» PROBLEM REQUIREMENTS
Line by line, repeat the data below exactly, beginning at the first line and ending at the line with "label_nudge = [1.6, 0.6, 2.7, -3.4]". Omit pictures.
- - - -
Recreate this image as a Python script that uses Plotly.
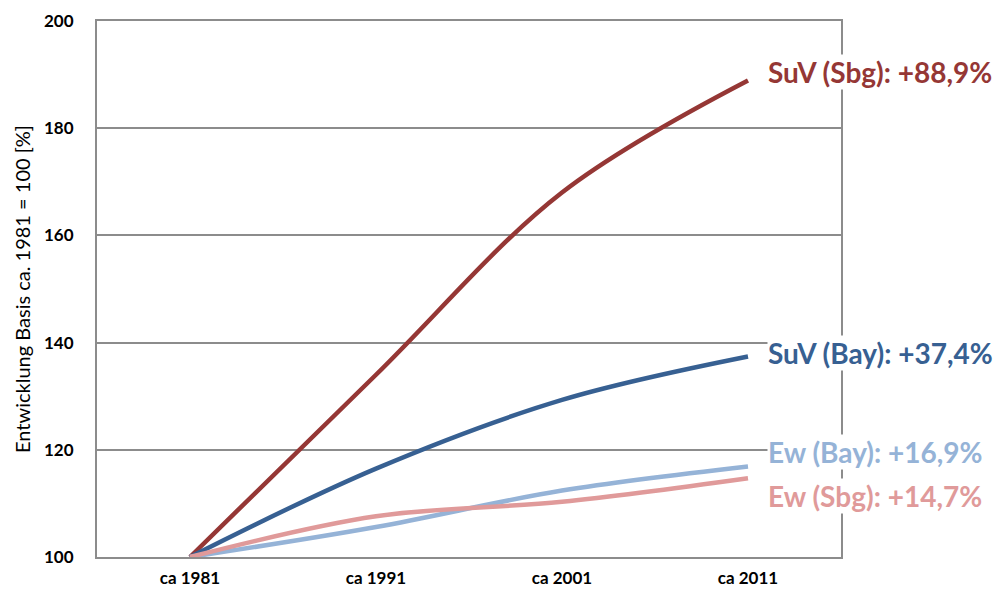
import plotly.graph_objects as go

# Index development, ca. 1981 = 100
years = ["ca 1981", "ca 1991", "ca 2001", "ca 2011"]
suv_sbg = [100, 134.0, 168.0, 188.9]
suv_bay = [100, 116.5, 129.3, 137.4]
ew_bay = [100, 105.6, 112.4, 116.9]
ew_sbg = [100, 107.6, 110.3, 114.7]

series_names = ["SuV (Sbg)", "SuV (Bay)", "Ew (Bay)", "Ew (Sbg)"]
series_values = [suv_sbg, suv_bay, ew_bay, ew_sbg]
colors = ["#953735", "#376092", "#95B3D7", "#E09A9A"]
# vertical nudge (in axis units) for end labels so they don't collide
label_nudge = [1.6, 0.6, 2.7, -3.4]

y_ticks = [100, 120, 140, 160, 180, 200]

FONT = "Lato, Open Sans, sans-serif"

fig = go.Figure()
for name, vals, col in zip(series_names, series_values, colors):
    fig.add_trace(go.Scatter(
        x=years, y=vals, name=name, mode="lines",
        line=dict(color=col, width=4.5, shape="spline", smoothing=1),
        showlegend=False, hoverinfo="skip",
    ))

for name, vals, col, dy in zip(series_names, series_values, colors, label_nudge):
    pct = vals[-1] - vals[0]
    txt = f"{name}: +{pct:.1f}%".replace(".", ",")
    fig.add_annotation(
        x=years[-1], y=vals[-1] + dy, xref="x", yref="y",
        text=f"<b>{txt}</b>", showarrow=False,
        xanchor="left", yanchor="middle", xshift=19,
        font=dict(family=FONT, size=28, color=col),
        bgcolor="white", borderpad=0,
    )

fig.update_layout(
    width=1003, height=591,
    margin=dict(l=97, r=162, t=21, b=34),
    paper_bgcolor="white", plot_bgcolor="white",
    font=dict(family=FONT, color="black"),
)
fig.update_xaxes(
    type="category", range=[-0.5, 3.5], automargin=False,
    showgrid=False, showline=True, linecolor="#8c8c8c", linewidth=2,
    mirror=True, ticks="", ticklabelstandoff=5,
    tickfont=dict(size=17, family=FONT, weight="bold"),
)
fig.update_yaxes(
    range=[100, 200], tickvals=y_ticks, automargin=False,
    showgrid=True, gridcolor="#8c8c8c", gridwidth=2,
    showline=True, linecolor="#8c8c8c", linewidth=2, mirror=True,
    ticks="", ticklabelstandoff=18, zeroline=False,
    tickfont=dict(size=17, family=FONT, weight="bold"),
    title=dict(text="Entwicklung Basis ca. 1981 = 100 [%]", standoff=8,
               font=dict(size=20, family=FONT)),
)

fig.write_html("out.html")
- - - -
» SOLUTION
Recreate this image as a Python script that uses Plotly.
import plotly.graph_objects as go

# Index development, ca. 1981 = 100
years = ["ca 1981", "ca 1991", "ca 2001", "ca 2011"]
suv_sbg = [100, 134.0, 168.0, 188.9]
suv_bay = [100, 116.5, 129.3, 137.4]
ew_bay = [100, 105.6, 112.4, 116.9]
ew_sbg = [100, 107.6, 110.3, 114.7]

series_names = ["SuV (Sbg)", "SuV (Bay)", "Ew (Bay)", "Ew (Sbg)"]
series_values = [suv_sbg, suv_bay, ew_bay, ew_sbg]
colors = ["#953735", "#376092", "#95B3D7", "#E09A9A"]
# vertical nudge (in axis units) for end labels so they don't collide
label_nudge = [1.6, 0.6, 2.7, -3.4]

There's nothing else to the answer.